Morgan Maly is a graduate student at North Carolina State University working on her master’s thesis in conjunction with Dr. Adrienne Crosier at the Smithsonian Conservation Biology Institute studying sexual maturity in ex situ cheetahs.
This past October I had an opportunity to travel to Dujiangyan, China with Dr. David Kersey from Western University. I was there to assist him with setting up fecal processing and endocrine laboratories at the China Centre for Research and Conservation of the Giant Panda (CCRCGP) Dujiangyan base. Our goal was to set up the lab equipment and the assays and make sure the CCRCGP staff was trained in all necessary procedures. It was important that the staff understand the theory and mechanics of these processes. As you might imagine this was a lot to accomplish in three short weeks!

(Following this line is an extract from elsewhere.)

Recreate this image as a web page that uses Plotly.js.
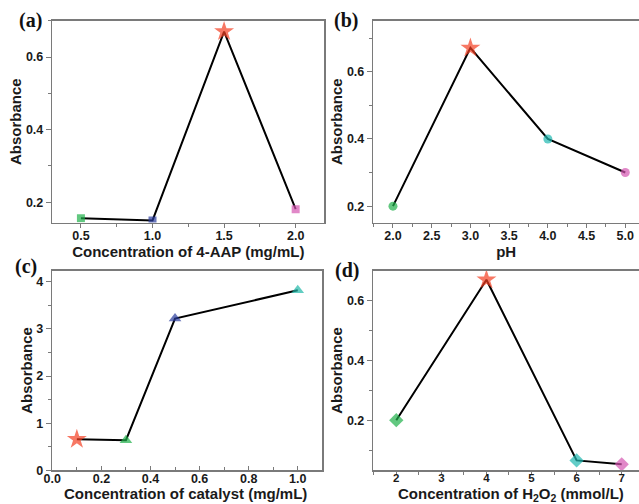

We were welcomed by the Director of Research at CCRCGP, Huang Yan, and other staff members with whom we would be working. Our first week was devoted to lab organization and preparing giant panda fecal samples for freeze drying, which is the first step in fecal processing and takes multiple days to complete. While we were waiting for those samples, Dr. Kersey gave a lecture on assay theory. One of the staff members, Mr. Lee, volunteered as a translator to ensure everyone could clearly understand the topics discussed.
During our first week, we took a tour of the CCRCGP Dujiangyan base. Dujiangyan is a new facility with approximately 20 giant pandas and some red pandas on site. Dr. Kersey had previously worked with some of the giant pandas there including Tai Shan, the first giant panda that was born at the Smithsonian's National Zoo using artificial insemination. The enclosures were inviting and made observing the animals relatively easy. The campus grounds were very beautiful and of course I took copious amounts of panda pictures! We also found some unexpected friends such as a giant cane toad and a large praying mantis.
While the majority of the trip was spent at the centre, Dr. Kersey and I had some free time to explore Dujiangyan. We visited traditional buildings, food carts, and various shops. We also toured the Dujiangyan Irrigation System (DIS). The DIS is an UNESCO World Heritage Site built in 256 B.C. to irrigate land while preventing devastating floods. Quite impressively, it is still in use today and irrigates over 5,300 square kilometers. While exploring the parks associated with the DIS, we hiked to some beautiful temples and were rewarded with some spectacular views of the city.
Dr. Kersey worked with two technicians in the endocrine (EIA) lab getting the various hormone assays ready. While Dr. Kersey was in the EIA lab, I was responsible for leading the training session. All the trainees were exceptionally nice and eager to learn. We began our week by preparing the newly freeze-dried samples for extraction. The fecal process begins with the least glamorous (or most fun, depending who you ask!) part of hormone profiling: turning the fecal into a fine powder. The benefit of working with giant panda fecals is that they are not too pungent. Everyone caught on to the procedures quickly and, as one might imagine when crushing animal feces, good-natured laughs were abundant. By the end of the week, the trainees and I had started the extraction process on our samples.
Our last week in the lab, the trainees and I finished our extraction and ran some of the samples on the new estrogen assay that Dr. Kersey and the two technicians set up. Despite the fact that some of the trainees had never performed an assay before, I was quite impressed with our results! As Dr. Kersey and the technicians finished tweaking assays in the lab, I led the trainees through a mini lecture on data analysis as well as a brief review of the processes we had completed throughout the training course. As our last day in Dujiangyan came to a close, we said goodbye to our new friends feeling confident that they were off to a great start in the laboratory.
Our final day in China was spent in Chengdu visiting Dr. Kersey’s friends at the Chengdu Research Base of Giant Panda Breeding. As we walked around I almost forgot we were right outside a large city because of all the plants and trees throughout the base; it was absolutely gorgeous.
Overall, this was a great experience filled with fantastic people, delicious food, and education. It helped me grow as a scientist professionally and personally, and I am so appreciative of Dr. Kersey for being a great mentor.